KSI vs Tommy Fury: The fight that underlines boxing’s plight

Several weeks ago, faced with driving five hours to Cornwall, I decided to drink a can of Prime. It was clear from the start that this was a mistake. Everything about the product annoyed me: the gaudy tin, the moronic typography, the dumb name. The drink itself was a horrid, acrid nothing. It gave me instant indigestion, partly from the rank taste but mostly from the self-loathing I felt at having paid good money for something so awful.

My teenage daughter, to whom I started complaining, scoffed. “You’re an idiot,” she said. “What are you doing? You’re 42.” And she was right. I’m not against stimulating beverages per se. Give me a £5 Americano and a bottle of Barolo and I’m yours. But, clearly, I’m not a Prime drinker. “This stuff just… isn’t for you,” my daughter concluded. Then she jammed in her AirPods to tune out my whining.

I think of that conversation as I contemplate Saturday’s boxing match between KSI and Tommy Fury.

The fight is sponsored by Prime, because KSI is one of the creators of Prime, as well as a YouTube celebrity and the promoter of other groceries and liquors. Tommy Fury is a guy off the telly. Yes, he’s from a famous boxing family, but Tommy himself has just had nine minor pro bouts. So neither man is a boxer of note. Their fight is happening because they are famous and don’t mind punching each other.

Of course, there is a market for that. There has been since at least 1994, when Little Donny Osmond went three rounds with Danny from The Partridge Family. To boxing followers whose main interest is the circus — the six weeks of ballyhoo, the fractious press conferences, the trash talk, the stare-downs, the ring walks, the flashing lights, the pundits’ yak-yak, the hugs when it’s all over — celebrity bouts tick the boxes.

But to those who like watching great fighters pit their skills against one another, who are there for the actual sport, this is a meaningless aside. It is not even an asterisk in boxing history. If it took place at your local leisure centre it might be worth popping your head in on the way home from the pub. Nothing more. KSI and Tommy Fury might as well be playing tennis.

This sounds harsh. I do not mean it as a criticism of the fighters themselves. They’ve been to the gym. Evidently they have done a fine job of selling the sporting equivalent of Prime: all tin and no juice. They are good at what they do, which is not boxing as I know it, but making a fast buck. So fair play.

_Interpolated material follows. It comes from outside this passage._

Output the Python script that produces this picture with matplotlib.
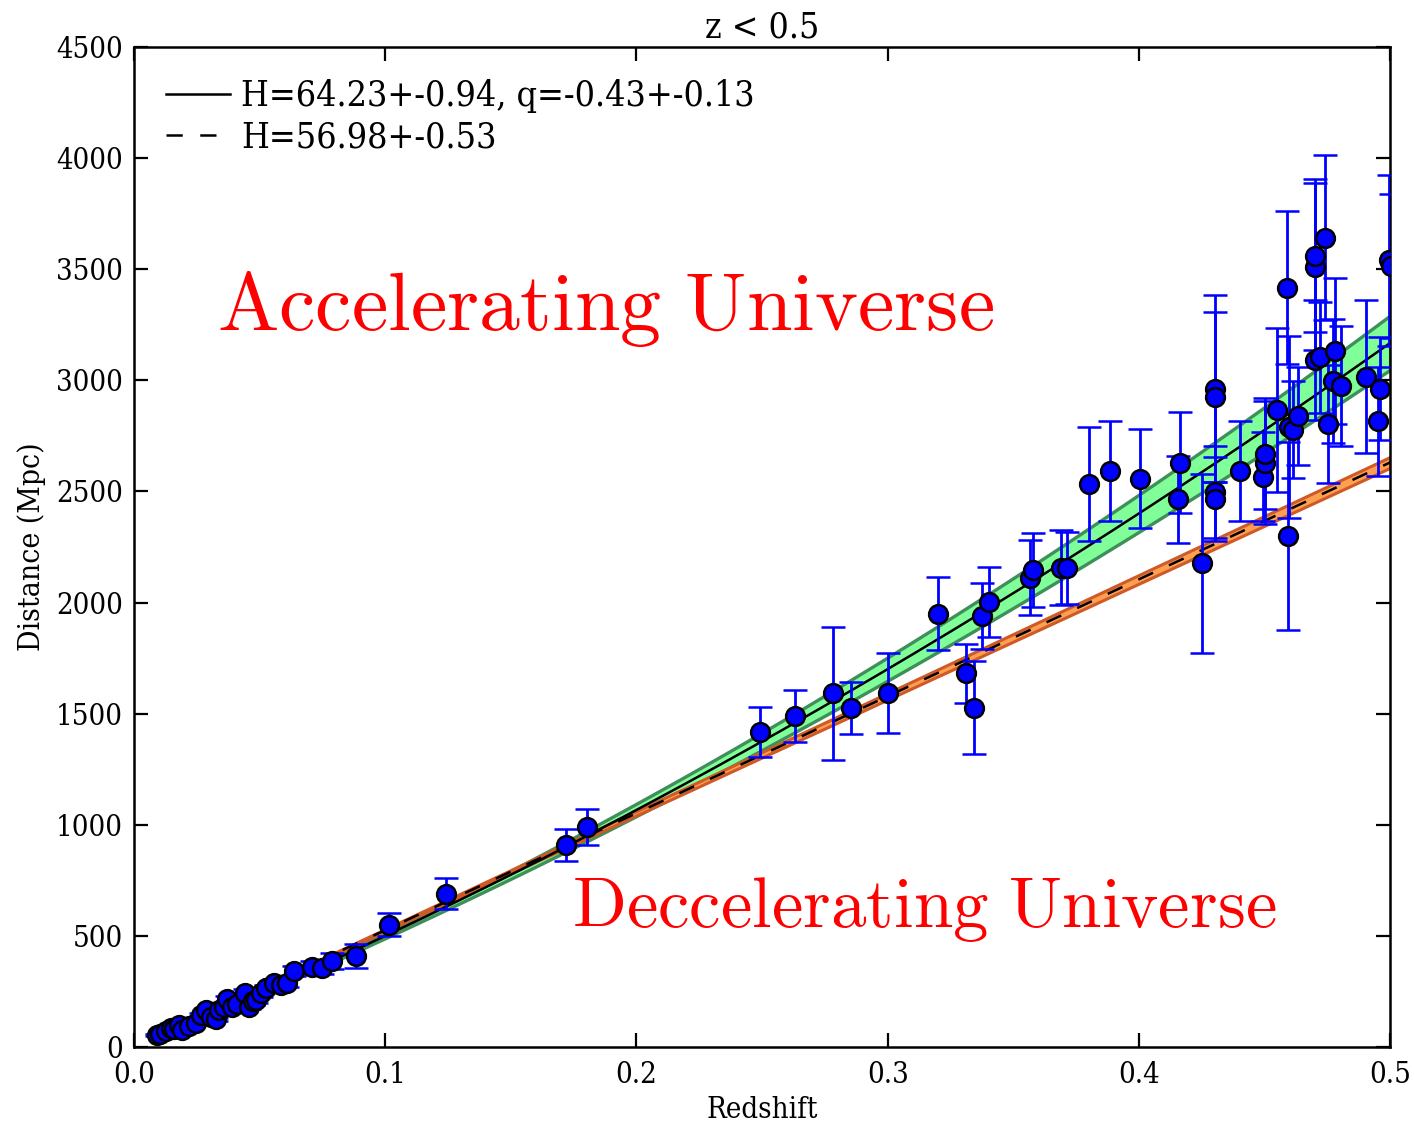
import numpy as np
import matplotlib
matplotlib.use('Agg')
import matplotlib.pyplot as plt

plt.rcParams['font.family'] = 'DejaVu Serif'
plt.rcParams['font.stretch'] = 'condensed'
plt.rcParams['mathtext.fontset'] = 'cm'

# supernova sample: redshift, distance (Mpc), 1-sigma error
z = [0.0093, 0.0105, 0.0126, 0.0146, 0.0160, 0.0179, 0.0192, 0.0219,
     0.0245, 0.0265, 0.0285, 0.0305, 0.0325, 0.0338, 0.0358, 0.0372,
     0.0391, 0.0410, 0.0440, 0.0458, 0.0472, 0.0484, 0.0504, 0.0524,
     0.0557, 0.0584, 0.0610, 0.0637, 0.0710, 0.0750, 0.0789, 0.0884,
     0.1016, 0.1242, 0.1720, 0.1803,
     0.2492, 0.2631, 0.2781, 0.2853, 0.3000, 0.3202, 0.3312, 0.3344,
     0.3374, 0.3405, 0.3567, 0.3580, 0.3690, 0.3713, 0.3802, 0.3883,
     0.4005, 0.4155, 0.4164, 0.4252, 0.4301, 0.4301, 0.4301, 0.4301,
     0.4403, 0.4493, 0.4502, 0.4502, 0.4551, 0.4591, 0.4595, 0.4597,
     0.4613, 0.4633, 0.4701, 0.4701, 0.4701, 0.4721, 0.4741, 0.4754,
     0.4772, 0.4781, 0.4804, 0.4904, 0.4953, 0.4960, 0.4995, 0.5005]
dist = [54, 60, 74, 84, 80, 99, 76, 94,
        110, 144, 166, 134, 124, 166, 182, 215,
        182, 195, 245, 182, 205, 212, 242, 264,
        287, 279, 290, 343, 360, 354, 388, 411,
        551, 690, 909, 990,
        1418, 1490, 1591, 1525, 1593, 1950, 1681, 1527,
        1940, 2004, 2112, 2146, 2157, 2154, 2534, 2592,
        2557, 2464, 2629, 2177, 2962, 2924, 2499, 2466,
        2592, 2567, 2630, 2669, 2868, 3417, 2300, 2791,
        2777, 2840, 3092, 3512, 3560, 3104, 3642, 2804,
        2997, 3132, 2975, 3016, 2816, 2962, 3540, 3515]
err = [4, 4, 5, 5, 5, 6, 5, 6,
       7, 9, 10, 9, 8, 10, 11, 13,
       12, 12, 15, 12, 14, 14, 16, 17,
       19, 18, 19, 22, 25, 25, 35, 54,
       51, 71, 72, 82,
       112, 116, 300, 118, 181, 163, 131, 210,
       150, 157, 170, 165, 168, 162, 256, 225,
       223, 195, 227, 403, 420, 382, 207, 190,
       225, 202, 278, 250, 369, 345, 424, 409,
       218, 222, 270, 377, 344, 250, 372, 267,
       280, 330, 270, 345, 245, 232, 385, 325]

# fitted parameters
H1, dH1 = 64.23, 0.94
q1, dq1 = -0.43, 0.13
H2, dH2 = 56.98, 0.53
c_kms = 299792.458


def dist_q(zz, H, q):
    """second order Hubble law with deceleration parameter"""
    return c_kms * zz / H * (1 + 0.5 * (1 - q) * zz)


def dist_lin(zz, H):
    """linear Hubble law"""
    return c_kms * zz / H


zm = np.linspace(0.01, 0.5, 300)

fig = plt.figure(figsize=(14.14, 11.25), dpi=100)
ax = fig.add_axes([0.0948, 0.0693, 0.8883, 0.8889])

# uncertainty bands
ax.fill_between(zm, dist_q(zm, H1 + dH1, q1 + dq1), dist_q(zm, H1 - dH1, q1 - dq1),
                facecolor='#80ff99', edgecolor='#3f8f5a', linewidth=2.4, zorder=1)
ax.fill_between(zm, dist_lin(zm, H2 + dH2), dist_lin(zm, H2 - dH2),
                facecolor='#ffa050', edgecolor='#cf5a28', linewidth=2.2, zorder=1)

ax.plot(zm, dist_q(zm, H1, q1), c='k', lw=1.8, zorder=2,
        label='H=%.2f+-%.2f, q=%.2f+-%.2f' % (H1, dH1, q1, dq1))
ax.plot(zm, dist_lin(zm, H2), c='k', lw=1.8, ls='--', dashes=(6.5, 7), zorder=2,
        label='H=%.2f+-%.2f' % (H2, dH2))

ax.errorbar(z, dist, yerr=err, fmt='o', color='b', ecolor='b',
            elinewidth=2.0, capsize=8.5, capthick=2.0,
            ms=13.5, mfc='b', mec='k', mew=1.8, zorder=3)

ax.text(0.066, 0.717, r'$\mathrm{Accelerating\ Universe}$', color='r',
        fontsize=59, transform=ax.transAxes, va='baseline', ha='left')
ax.text(0.349, 0.120, r'$\mathrm{Deccelerating\ Universe}$', color='r',
        fontsize=51, transform=ax.transAxes, va='baseline', ha='left')

ax.set_xlim(0, 0.5)
ax.set_ylim(0, 4500)
ax.set_xticks([0.0, 0.1, 0.2, 0.3, 0.4, 0.5])
ax.set_yticks(np.arange(0, 4501, 500))
ax.tick_params(direction='in', length=10, width=1.6, labelsize=21,
               top=True, right=True)
ax.tick_params(axis='x', pad=10)
ax.tick_params(axis='y', pad=8)
for sp in ax.spines.values():
    sp.set_linewidth(1.8)

ax.set_xlabel('Redshift', fontsize=21, labelpad=5)
ax.set_ylabel('Distance (Mpc)', fontsize=21.5, labelpad=7)
ax.set_title('z < 0.5', fontsize=25.5, pad=7)
ax.legend(loc='upper left', frameon=False, fontsize=25.7, handlelength=1.8,
          handletextpad=0.3, borderaxespad=0.5, labelspacing=0.2)

plt.savefig('out.png', dpi=100)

If dyspeptic dads like me who get a belly-ache from Prime and think TikTok marks the point at which Western society jumped off the bridge don’t like it, we don’t have to watch.

The Antiques Roadshow is available on catch-up. Yet one might ask how boxing has got to the point where this sort of bout is being hyped as though it is a real, world-class contest. That is a different matter. The promoters would call it evolving the sport. I call it style over substance.

The relativistic argument is that boxing is business, and what the public wants, the public gets. I understand that position, but I do not have a shred of sympathy for it, for one reason.

In almost all other regards, boxing has not the slightest interest in giving the public what it wants. If it did, to take one example, Tommy Fury’s elder brother Tyson would by now have fought Anthony Joshua, Joe Joyce, Daniel Dubois and Oleksandr Usyk.

What’s more, big fights would not be regularly abandoned for failed drug tests.

Ringside judging would not be a byword for laughable incompetence. And brilliant match-ups like this year’s Terence Crawford v Errol Spence Jr classic would come along every other month rather than two or three times a decade. What I mean to say is that boxing is generally denuded, and it mostly has itself to blame.

Boxing fans are masochists. We love the sport in spite of its epic dysfunction, its cast of appalling supporting characters, its shadiness, its sclerosis, its grift. KSI vs Tommy Fury is a symptom of how hopeless the sport has become, not a contributing cause in its demise. If there are so few great fights out there that this sort of novelty pap can be hawked to boxing fans as the real deal then boxing must ask itself why.